‘We’re a small team but incredibly busy’: Fiona Mettam on her first six months leading the Scotland Office

Plus, dolphins, sharks and whales and ‘rolling your sleeves up and getting on with it’
Sailing around Scotland. Photo: Kevin Agg/Alamy

By CSW

06 Jan 2026

What was your highlight of 2025?

Professionally, the absolute highlight of the year for me was joining the Scotland Office. It’s such a privilege to lead such a unique organisation. It is a small but really important department, playing a key role in ensuring the UK government delivers for people in Scotland. But if I can have two professional highlights, it was also becoming head of place (jointly with Craig Ogilvie, director of Making Tax Digital in HMRC) for the UK government in Scotland. It is great to be working across departments on enabling our presence and impact in Scotland within the Places for Growth programme – through civil servants being located, and building great careers, here.

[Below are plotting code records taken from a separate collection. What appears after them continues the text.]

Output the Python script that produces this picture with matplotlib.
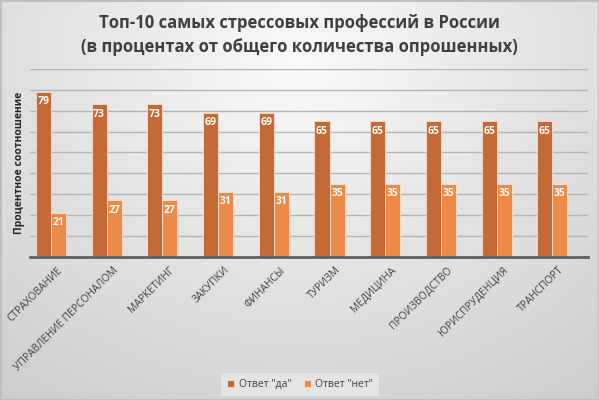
import numpy as np
import matplotlib
matplotlib.use("Agg")
import matplotlib.pyplot as plt

categories = ["СТРАХОВАНИЕ", "УПРАВЛЕНИЕ ПЕРСОНАЛОМ", "МАРКЕТИНГ", "ЗАКУПКИ", "ФИНАНСЫ",
              "ТУРИЗМ", "МЕДИЦИНА", "ПРОИЗВОДСТВО", "ЮРИСПРУДЕНЦИЯ", "ТРАНСПОРТ"]
yes_values = [79, 73, 73, 69, 69, 65, 65, 65, 65, 65]
no_values = [21, 27, 27, 31, 31, 35, 35, 35, 35, 35]
series_names = ['Ответ "да"', 'Ответ "нет"']
title = "Топ-10 самых стрессовых профессий в России\n(в процентах от общего количества опрошенных)"
ylabel = "Процентное соотношение"

plt.rcParams['font.family'] = ['Open Sans', 'DejaVu Sans']

W, H = 599, 400
fig = plt.figure(figsize=(W / 100, H / 100), dpi=100)

# background radial gradient
bg = fig.add_axes([0, 0, 1, 1], zorder=-10)
yy, xx = np.mgrid[0:H, 0:W]
r = np.sqrt(((xx - W * 0.5) / (W * 0.75)) ** 2 + ((yy - H * 0.15) / (H * 0.95)) ** 2)
val = 0.98 - 0.16 * np.clip(r, 0, 1.3)
img = np.dstack([val, val, val])
bg.imshow(img, aspect='auto', extent=[0, 1, 0, 1], origin='upper')
bg.set_xlim(0, 1); bg.set_ylim(0, 1)
bg.axis('off')
bg.plot([0, 1, 1, 0, 0], [0, 0, 1, 1, 0], color='#BDBDBD', lw=2, transform=bg.transAxes, clip_on=False)

ax = fig.add_axes([30 / W, 1 - 256.5 / H, 558 / W, (256.5 - 69) / H])
ax.patch.set_alpha(0)

x = np.arange(len(categories))
bw = 0.27
dark = '#C56A36'
light = '#EC8A47'
b1 = ax.bar(x - bw / 2, yes_values, bw, color=dark, edgecolor='#F2D9C8', linewidth=0.7,
            label=series_names[0], zorder=3)
b2 = ax.bar(x + bw / 2, no_values, bw, color=light, edgecolor='#F7DCC8', linewidth=0.7,
            label=series_names[1], zorder=3)

for bars, vals in ((b1, yes_values), (b2, no_values)):
    for rect, v in zip(bars, vals):
        ax.text(rect.get_x() + rect.get_width() / 2, v - 2.2, str(v), ha='center', va='top',
                color='white', fontsize=7.5, fontweight='bold', zorder=5)

ax.set_ylim(0, 90)
ax.set_xlim(-0.377, 9.64)
ax.set_yticks(np.arange(10, 91, 10))
ax.set_yticklabels([])
ax.tick_params(axis='y', length=0)
ax.grid(axis='y', color='#B5B5B5', linewidth=1.0, zorder=0)
for s in ['top', 'right', 'left']:
    ax.spines[s].set_visible(False)
ax.spines['bottom'].set_color('#606060')
ax.spines['bottom'].set_linewidth(2)
ax.spines['bottom'].set_zorder(4)

ax.set_xticks(x)
ax.set_xticklabels(categories, rotation=45, ha='right', rotation_mode='anchor',
                   fontsize=7.4, color='#404040')
ax.tick_params(axis='x', length=0, pad=6)
for lbl in ax.get_xticklabels():
    lbl.set_transform(lbl.get_transform() + matplotlib.transforms.ScaledTranslation(6 / 100, 0, fig.dpi_scale_trans))

fig.text(20 / W, 1 - 163 / H, ylabel, rotation=90, ha='center', va='center',
         fontsize=7.5, fontweight='bold', color='#262626')

fig.text(0.5, 1 - 35 / H, title, ha='center', va='center', fontsize=12,
         fontweight='bold', color='#404040', linespacing=1.5)

leg = fig.legend(loc='center', bbox_to_anchor=(300 / W, 1 - 384.5 / H), ncol=2, frameon=True,
                 fontsize=7.5, handlelength=0.7, handleheight=0.7, handletextpad=0.4,
                 columnspacing=1.2, fancybox=False, borderpad=0.6)
leg.get_frame().set_facecolor('#E8E8E8')
leg.get_frame().set_edgecolor('none')
for t in leg.get_texts():
    t.set_color('#404040')

fig.savefig('out.png', dpi=100)
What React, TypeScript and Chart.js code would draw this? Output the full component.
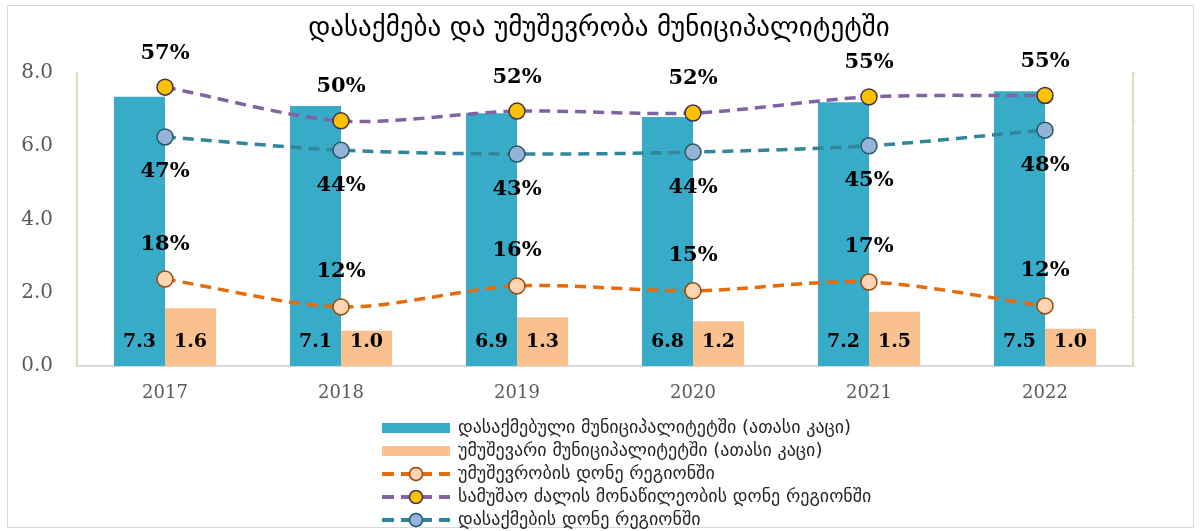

My personal highlight was a family sailing holiday around the Hebrides. It made me feel really connected to some of the most stunning and historical parts of Scotland, and highlighted the real diversity of landscapes we enjoy across the UK. Even better, we were blessed by the weather, and we saw dolphins, a basking shark and we think a minke whale. 

What was the hardest part of being a leader in 2025?

For me, there were two big challenges.

Firstly, making sure that we prioritise effectively. We never have the resources we would like. And working in a busy government environment means that things are not always predictable. So it’s really important to focus on what really, really matters the most and where you have the scope to have the most impact (while avoiding feeling guilty for not doing more).

And secondly, it’s about people. Thinking about what makes people tick and bringing them with you. At the Scotland Office we are a small team, but an incredibly busy one. People work really hard and I strongly feel my responsibility to ensure that effort is recognised, and that people are properly supported with the information and skills they need to do their jobs brilliantly.

Sometimes that means you have to roll your sleeves up and get on with it, turning your hand to whatever needs doing. In a small department you have to provide strong and visible leadership, be the key advisor to the secretary of state, have strong links with other departments and No.10 – but also to be able to pivot and just do whatever is needed at that moment.

What are the main challenges facing your department in the coming year? 

I want to make sure that at the Scotland Office we really make an impact and change things for the better.

My priorities are delivering for my ministers, helping the UK government as a whole deliver for people in Scotland, and ensuring that my team has the skills and resources it needs to deliver. We’ve started a transformation programme which offers great opportunities. But making that change while delivering a full work programme – with the additional context of Scottish Parliamentary elections in May 2026 – will mean lots of juggling, and being nimble enough to pivot to the right issues at the right time.

I expect we will be incredibly busy in the New Year, before the pre-election period kicks in. And of course pre-election guidance for Scottish Parliament elections is in many ways more complex and less straightforward than the General Election guidance we are all familiar with.

I want to make sure that my team thrives throughout, focusing both on excellent delivery alongside organisational and personal wellbeing, so that we show up as the best version of our department and of ourselves.

Which celebrity or historical figure would you choose to turn on the Christmas lights in your town?

I live in a very rural area in the North West of Scotland, so not really in a town. But the person I would like to see switch on Christmas lights would be 19th century Scottish civil engineer Alan Stevenson. Uncle of the famous Scottish writer Robert Louis Stevenson, Alan designed and built 13 lighthouses on some of the most inhospitable and dangerous parts of the Scottish coastline and its remote islands. All without the benefit of modern engineering technology and equipment. He made a huge difference to the safety and economy of those communities, and many of his lighthouses still stand to this day as iconic landmarks. That they do is a testament to his skills, innovation and vision – and very relevant for our mission today.